Despite numerous attempts to optimize the above described conventional manufacturing process, tires manufactured in accordance prior art processes continue to exhibit non-uniformities in their shape and other deficiencies in their physical characteristics, to which uneven tire wear is generally attributable. For example, it is not unusual to observe that when a prior art tire is mounted on a rim and inflated, the inner, radially-extending, heel seats of the opposed bead portions of the tire are not disposed in abutment with the outer, radially-extending, flange shoulders of the wheel rim, with the result that unbalanced forces are outwardly radially transmitted to the tire tread, causing the tread to become unevenly worn. In addition, due to unrelieved internal stresses developing in prior art tires, in the course of their manufacture, internal flow cracks have been observed to develop in one or the other of the opposed tread shoulders, causing the tires to become unevenly worn.

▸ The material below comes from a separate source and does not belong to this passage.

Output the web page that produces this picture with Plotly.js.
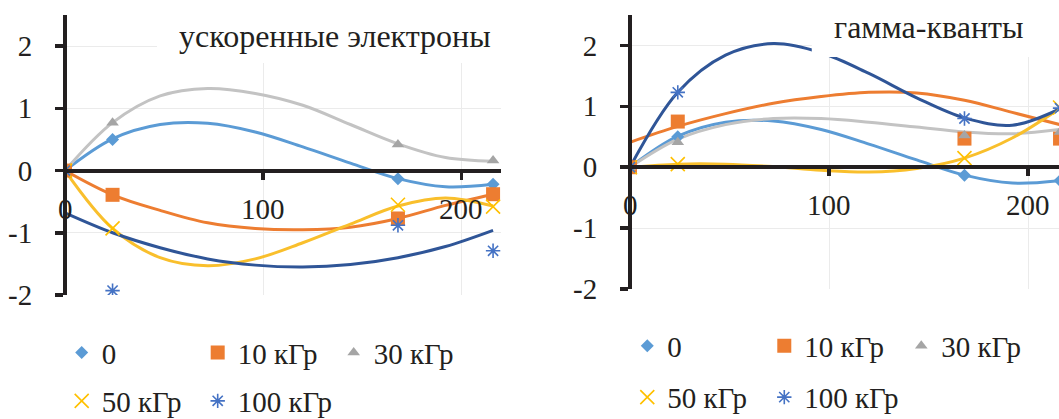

Of course, processes of manufacturing tires having various structural forms have been the subject of numerous prior art patents. For example: U.S. Pat. No. 3,900,061; U.S. Pat. No. 4,669,519; and U.S. Pat. No. 4,867,218 are directed to subject matter such as improvements in tire cornering performance, the reduction in tire rolling resistance, and the avoidance of the need for larger tire curing presses. In addition, U.S. Pat. No. 4,393,912, issued to Gouttebessis discloses a process of molding a pneumatic tire comprising a crown and opposed sidewalls, wherein each of the sidewalls is terminated by an unreinforced bead, wherein the tire is molded from liquid or paste materials which solidify between an outer mold and an inner core, and wherein the opposed beads are located axially outwardly of their mounted position on a wheel rim. Since the beads are so located, it is necessary to press the opposed bead portions axially toward one another when mounting the tire on the wheel rim.
Despite such steady improvements in tire construction and their manufacturing processes, as described by the prior art, there still exists a need for modifications of the conventional tire manufacturing processes to focus on relieving internal stresses that develop in tires in the course of their manufacture and on avoiding imparting internal stresses to tires in the course of mounting them on wheel rims. In this connection, it has been found that a major factor contributing to the build-up of stresses in prior art tires, is that the ply and rubber around the beads in the opposed bead portions of the tires have a tendency to twist the beads in the course of manufacture of the tires, generally due to the opposed bead portions being required to be moved toward one another in the course of manufacture of the tires. Such internal stresses tend to cause physical deformities and other physical deficiencies to develop in the resulting tires, causing the tire treads to become unevenly worn when in use. Moreover, internal stresses leading to uneven tread wear are developed in tires when the opposed bead portions of the tires are required to be moved toward one another to mount the tires on wheel rims.